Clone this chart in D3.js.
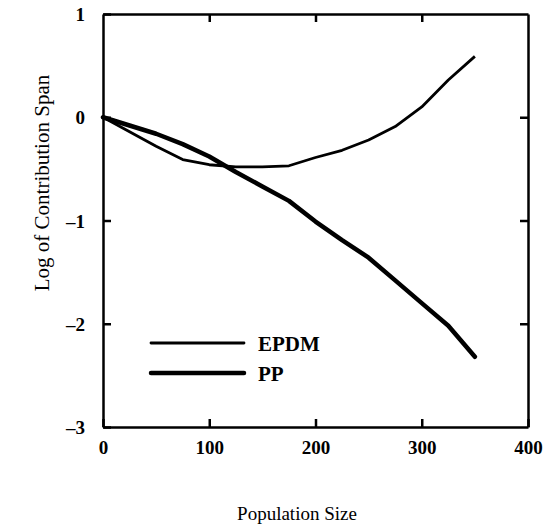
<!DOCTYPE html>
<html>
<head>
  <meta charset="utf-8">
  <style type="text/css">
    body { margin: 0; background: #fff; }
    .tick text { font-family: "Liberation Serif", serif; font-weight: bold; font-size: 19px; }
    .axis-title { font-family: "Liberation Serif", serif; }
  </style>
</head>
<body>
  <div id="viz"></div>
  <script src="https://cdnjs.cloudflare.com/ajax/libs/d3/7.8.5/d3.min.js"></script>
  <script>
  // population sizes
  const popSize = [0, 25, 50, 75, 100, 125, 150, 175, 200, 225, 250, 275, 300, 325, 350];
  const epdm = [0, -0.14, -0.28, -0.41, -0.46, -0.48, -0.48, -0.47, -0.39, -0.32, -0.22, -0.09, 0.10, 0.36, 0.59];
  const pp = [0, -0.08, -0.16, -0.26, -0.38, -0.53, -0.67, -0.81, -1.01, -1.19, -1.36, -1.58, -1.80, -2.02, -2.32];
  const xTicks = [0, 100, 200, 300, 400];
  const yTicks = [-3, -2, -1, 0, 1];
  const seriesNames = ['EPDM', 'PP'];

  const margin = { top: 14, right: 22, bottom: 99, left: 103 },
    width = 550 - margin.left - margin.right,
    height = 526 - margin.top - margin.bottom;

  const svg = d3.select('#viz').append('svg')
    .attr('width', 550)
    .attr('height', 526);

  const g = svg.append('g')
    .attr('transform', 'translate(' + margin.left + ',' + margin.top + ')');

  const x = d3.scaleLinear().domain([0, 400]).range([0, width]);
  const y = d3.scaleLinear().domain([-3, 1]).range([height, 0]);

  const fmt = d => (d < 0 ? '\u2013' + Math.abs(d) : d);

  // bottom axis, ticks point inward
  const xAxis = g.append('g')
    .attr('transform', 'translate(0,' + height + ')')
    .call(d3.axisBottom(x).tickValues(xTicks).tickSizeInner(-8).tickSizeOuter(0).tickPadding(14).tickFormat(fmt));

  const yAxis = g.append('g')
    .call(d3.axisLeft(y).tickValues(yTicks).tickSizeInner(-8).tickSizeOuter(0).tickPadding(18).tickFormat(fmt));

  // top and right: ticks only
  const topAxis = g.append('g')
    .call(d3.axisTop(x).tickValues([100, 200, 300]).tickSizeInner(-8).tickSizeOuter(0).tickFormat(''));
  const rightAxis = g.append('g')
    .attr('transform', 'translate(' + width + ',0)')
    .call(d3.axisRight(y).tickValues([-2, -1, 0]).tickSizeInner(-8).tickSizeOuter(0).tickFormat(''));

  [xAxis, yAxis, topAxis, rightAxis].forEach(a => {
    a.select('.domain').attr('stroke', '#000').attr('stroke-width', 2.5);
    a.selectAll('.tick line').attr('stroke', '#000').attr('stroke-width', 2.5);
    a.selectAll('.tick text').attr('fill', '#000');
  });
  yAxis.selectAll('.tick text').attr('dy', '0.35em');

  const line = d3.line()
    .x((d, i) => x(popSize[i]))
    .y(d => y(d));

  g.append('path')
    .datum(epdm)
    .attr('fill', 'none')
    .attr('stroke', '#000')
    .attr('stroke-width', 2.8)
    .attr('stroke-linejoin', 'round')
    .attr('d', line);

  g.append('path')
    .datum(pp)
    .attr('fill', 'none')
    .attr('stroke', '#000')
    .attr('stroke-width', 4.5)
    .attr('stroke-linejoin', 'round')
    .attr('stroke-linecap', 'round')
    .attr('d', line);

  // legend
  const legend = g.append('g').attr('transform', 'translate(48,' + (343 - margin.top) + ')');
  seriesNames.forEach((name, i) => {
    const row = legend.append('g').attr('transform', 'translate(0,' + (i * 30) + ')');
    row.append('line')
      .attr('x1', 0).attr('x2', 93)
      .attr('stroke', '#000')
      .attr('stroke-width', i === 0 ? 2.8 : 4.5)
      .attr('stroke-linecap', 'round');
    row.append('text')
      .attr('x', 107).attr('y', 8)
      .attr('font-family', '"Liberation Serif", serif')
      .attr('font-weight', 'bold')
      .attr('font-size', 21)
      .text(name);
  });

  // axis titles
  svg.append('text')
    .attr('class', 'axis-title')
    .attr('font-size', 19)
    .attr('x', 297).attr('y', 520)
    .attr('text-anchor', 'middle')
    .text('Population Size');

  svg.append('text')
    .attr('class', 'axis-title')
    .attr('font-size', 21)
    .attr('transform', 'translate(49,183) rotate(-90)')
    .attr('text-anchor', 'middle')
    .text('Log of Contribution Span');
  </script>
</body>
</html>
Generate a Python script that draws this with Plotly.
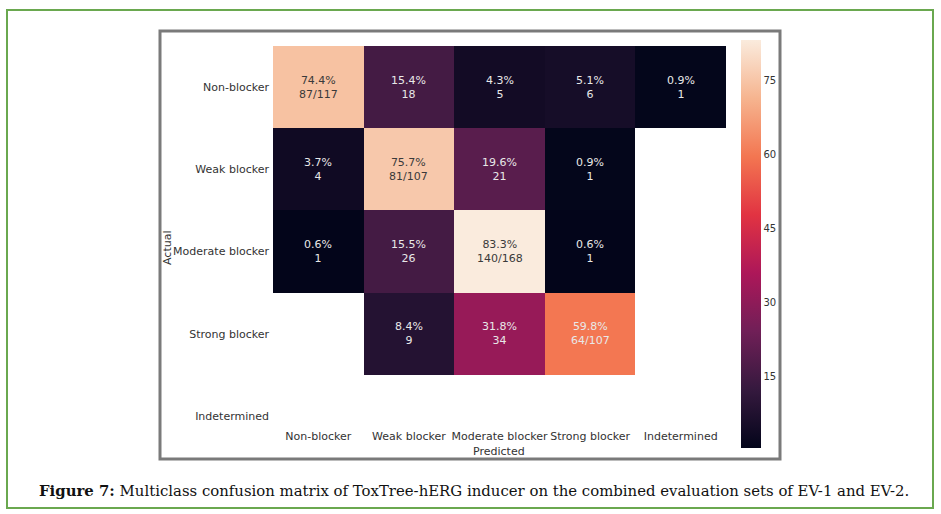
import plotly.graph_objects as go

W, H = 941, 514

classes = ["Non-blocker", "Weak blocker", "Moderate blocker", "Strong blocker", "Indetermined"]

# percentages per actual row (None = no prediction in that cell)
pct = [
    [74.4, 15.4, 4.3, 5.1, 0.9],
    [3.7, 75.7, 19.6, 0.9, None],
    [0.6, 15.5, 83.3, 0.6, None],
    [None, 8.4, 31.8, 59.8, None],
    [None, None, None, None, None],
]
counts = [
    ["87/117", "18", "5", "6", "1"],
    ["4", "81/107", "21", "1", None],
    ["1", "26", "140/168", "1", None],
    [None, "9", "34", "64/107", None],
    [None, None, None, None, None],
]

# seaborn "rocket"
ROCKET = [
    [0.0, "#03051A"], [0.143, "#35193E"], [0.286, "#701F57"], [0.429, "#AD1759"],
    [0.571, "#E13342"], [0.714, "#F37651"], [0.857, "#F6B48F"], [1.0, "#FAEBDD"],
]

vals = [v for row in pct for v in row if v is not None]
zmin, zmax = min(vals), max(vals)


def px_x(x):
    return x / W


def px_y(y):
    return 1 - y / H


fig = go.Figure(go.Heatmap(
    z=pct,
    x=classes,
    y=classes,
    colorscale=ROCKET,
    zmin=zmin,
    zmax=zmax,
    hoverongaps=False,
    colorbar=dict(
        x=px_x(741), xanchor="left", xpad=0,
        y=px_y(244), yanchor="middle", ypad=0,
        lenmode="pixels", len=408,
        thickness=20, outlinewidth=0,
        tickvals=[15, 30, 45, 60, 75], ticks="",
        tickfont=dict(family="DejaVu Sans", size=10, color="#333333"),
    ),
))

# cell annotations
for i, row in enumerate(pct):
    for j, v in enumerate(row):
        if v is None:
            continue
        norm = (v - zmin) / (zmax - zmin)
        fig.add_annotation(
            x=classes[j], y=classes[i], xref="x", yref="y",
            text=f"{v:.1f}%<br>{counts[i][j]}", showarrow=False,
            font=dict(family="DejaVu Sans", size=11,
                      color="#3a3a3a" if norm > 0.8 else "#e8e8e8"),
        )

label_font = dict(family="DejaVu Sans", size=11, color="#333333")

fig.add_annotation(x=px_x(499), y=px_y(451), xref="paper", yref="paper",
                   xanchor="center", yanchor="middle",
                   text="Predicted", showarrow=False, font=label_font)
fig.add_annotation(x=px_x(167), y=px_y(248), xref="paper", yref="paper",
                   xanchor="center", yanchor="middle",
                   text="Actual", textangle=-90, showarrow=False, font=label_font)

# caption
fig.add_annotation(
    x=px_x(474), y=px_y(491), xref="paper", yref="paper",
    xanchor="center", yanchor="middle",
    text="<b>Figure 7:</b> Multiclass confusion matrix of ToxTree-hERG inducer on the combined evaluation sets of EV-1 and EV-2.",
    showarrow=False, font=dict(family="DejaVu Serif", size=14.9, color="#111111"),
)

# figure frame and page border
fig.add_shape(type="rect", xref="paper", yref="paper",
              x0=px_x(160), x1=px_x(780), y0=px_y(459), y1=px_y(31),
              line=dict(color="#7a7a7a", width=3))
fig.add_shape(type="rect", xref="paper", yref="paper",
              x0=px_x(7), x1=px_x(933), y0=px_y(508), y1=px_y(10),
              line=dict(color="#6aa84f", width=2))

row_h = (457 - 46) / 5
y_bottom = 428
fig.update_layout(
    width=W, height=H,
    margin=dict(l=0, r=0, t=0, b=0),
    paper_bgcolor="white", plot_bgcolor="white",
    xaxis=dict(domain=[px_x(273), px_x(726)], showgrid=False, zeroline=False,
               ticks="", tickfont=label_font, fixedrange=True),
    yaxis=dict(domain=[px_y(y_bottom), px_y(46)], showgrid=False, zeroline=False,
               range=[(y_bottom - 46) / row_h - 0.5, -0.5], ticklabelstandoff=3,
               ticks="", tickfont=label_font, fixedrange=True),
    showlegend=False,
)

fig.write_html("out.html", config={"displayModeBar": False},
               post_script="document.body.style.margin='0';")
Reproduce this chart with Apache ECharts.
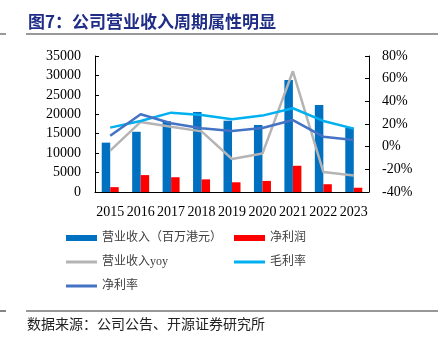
▬▬▬
Give back exactly the lines from the first line of the data through the line with "margin.top + ')');", pictures excluded.

• **Task response**:
Clone this chart in D3.js.
<!DOCTYPE html>
<html>
<head>
  <meta charset="utf-8">
  <style type="text/css">
    body { margin: 0; background: #fff; }
    .tick text { font-family: "Liberation Serif", serif; font-weight: bold; font-size: 19px; }
    .axis-title { font-family: "Liberation Serif", serif; }
  </style>
</head>
<body>
  <div id="viz"></div>
  <script src="https://cdnjs.cloudflare.com/ajax/libs/d3/7.8.5/d3.min.js"></script>
  <script>
  // population sizes
  const popSize = [0, 25, 50, 75, 100, 125, 150, 175, 200, 225, 250, 275, 300, 325, 350];
  const epdm = [0, -0.14, -0.28, -0.41, -0.46, -0.48, -0.48, -0.47, -0.39, -0.32, -0.22, -0.09, 0.10, 0.36, 0.59];
  const pp = [0, -0.08, -0.16, -0.26, -0.38, -0.53, -0.67, -0.81, -1.01, -1.19, -1.36, -1.58, -1.80, -2.02, -2.32];
  const xTicks = [0, 100, 200, 300, 400];
  const yTicks = [-3, -2, -1, 0, 1];
  const seriesNames = ['EPDM', 'PP'];

  const margin = { top: 14, right: 22, bottom: 99, left: 103 },
    width = 550 - margin.left - margin.right,
    height = 526 - margin.top - margin.bottom;

  const svg = d3.select('#viz').append('svg')
    .attr('width', 550)
    .attr('height', 526);

  const g = svg.append('g')
    .attr('transform', 'translate(' + margin.left + ',' + margin.top + ')');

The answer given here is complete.